You will all recognise the phrases used the next day. “It was all fixed up before we got there,” was one favourite, usually followed, a bit illogically, by “The adviser took me on one side and said I was a very close second. ”

The trouble is that teachers, perhaps more than people in some other jobs, do take very personally any failure to gain promotion, and tend to react by looking for external reasons. Sometimes, admittedly, there really are unknown forces at work. The need, for example, to be “Well in with the inspectors and advisers” is part of staffroom folklore, and manifests itself most openly in what I have heard called the “good stable” effect.

The “good stable” is the lively, innovative school which, basking in the approval of the authority’s leadership, produces a steady stream of people on their way to headship. The implication for those working in less favoured schools is obvious, and the ambitious teachers would do well to take the effect into consideration, first by learning whether, and how, it works locally and then setting out, personally and through the head, to attract some of the same attention. That being said, appointments these days are increasingly made fully independently by governors, many of whom are healthily sceptical of fashionable reputation, and seems unlikely that many disappointed job applicants are actually being victimised.
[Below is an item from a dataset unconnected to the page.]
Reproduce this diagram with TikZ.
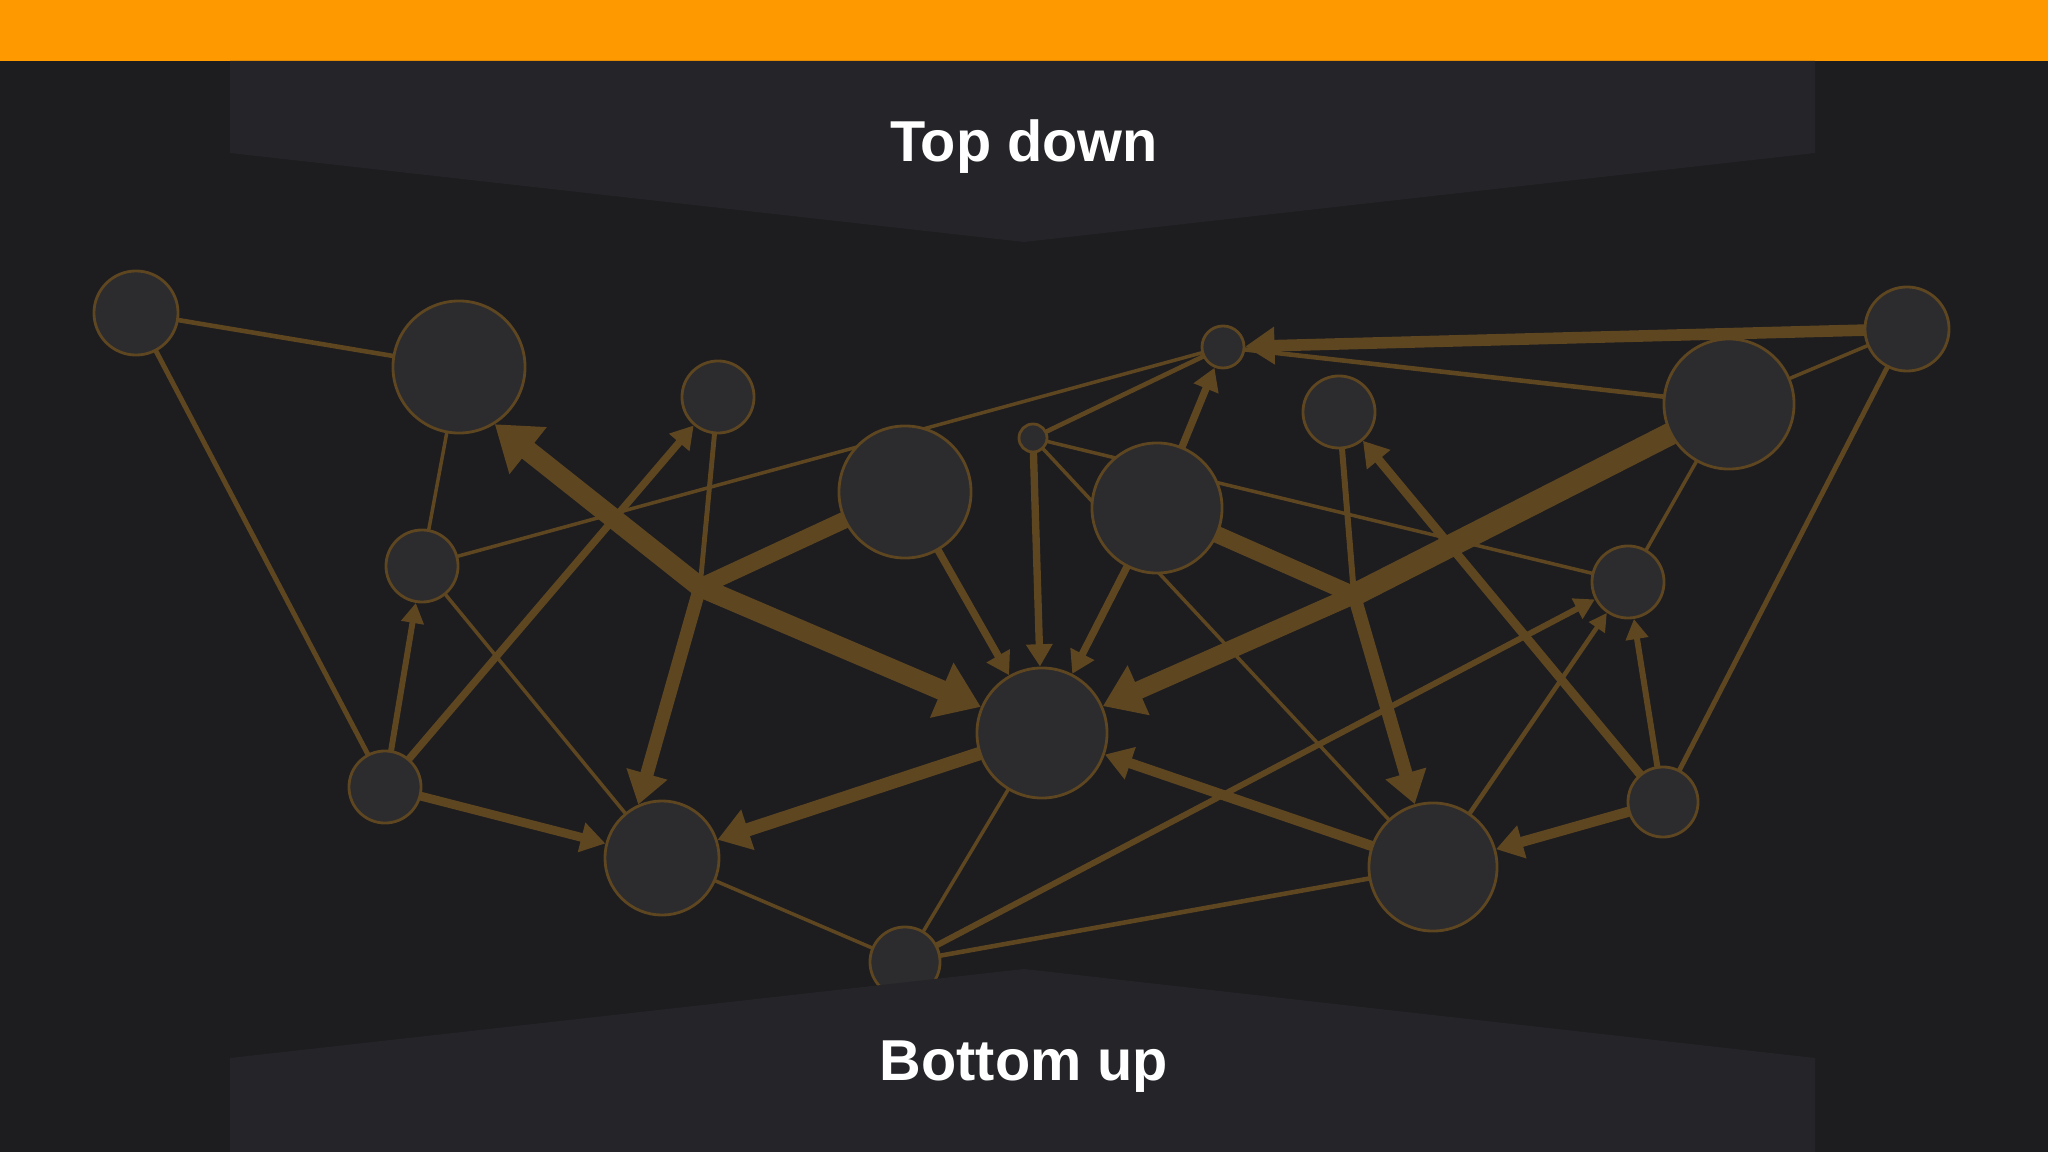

The problem, surely, lies in the basic human need to find someone to blame when things go repeatedly wrong.

The danger is, though, that repeated rejection, taken too personally, causes bitterness, which in turn sets up resentment and disapproval among a widening circle of professional colleagues, some of whom are, obviously, influential on career development. The best advice for the disappointed job applicant, therefore is to continue to be determined, and to remember that where five able people are interviewed, the selection of one does not mean the positive rejection of the others. Indeed, the fundamental aim of a good selection process must be to produce a shortlist of people any one of whom could do the job. Anything else is a waste of precious time.

In the words of a senior inspector: “Whenever I debrief unsuccessful candidates they always want to know what they did wrong, where the real question they should ask themselves is what did the successful candidate do right. It’s hard to get people to see it that way, though, and they start casting round for villains instead of keeping on battling.”

This same inspector pointed out, incidentally, that at every level of teaching it is important to keep concentrated on the task of producing accurate and businesslike paperwork. “If you have 100 applications you’re going to start whittling them down on the basis of things like having the head’s name wrong. It’s not very rational, but how else do you make inroads on a huge pile of deputy headship applications?” To prove the point, he recalled seeing an application for a secondary headship which had been sent in so carelessly word-processed as to bear the name of the wrong school. Perhaps this applicant, too, spent the rest of an embittered career believing himself the victim of a conspiratorial fix.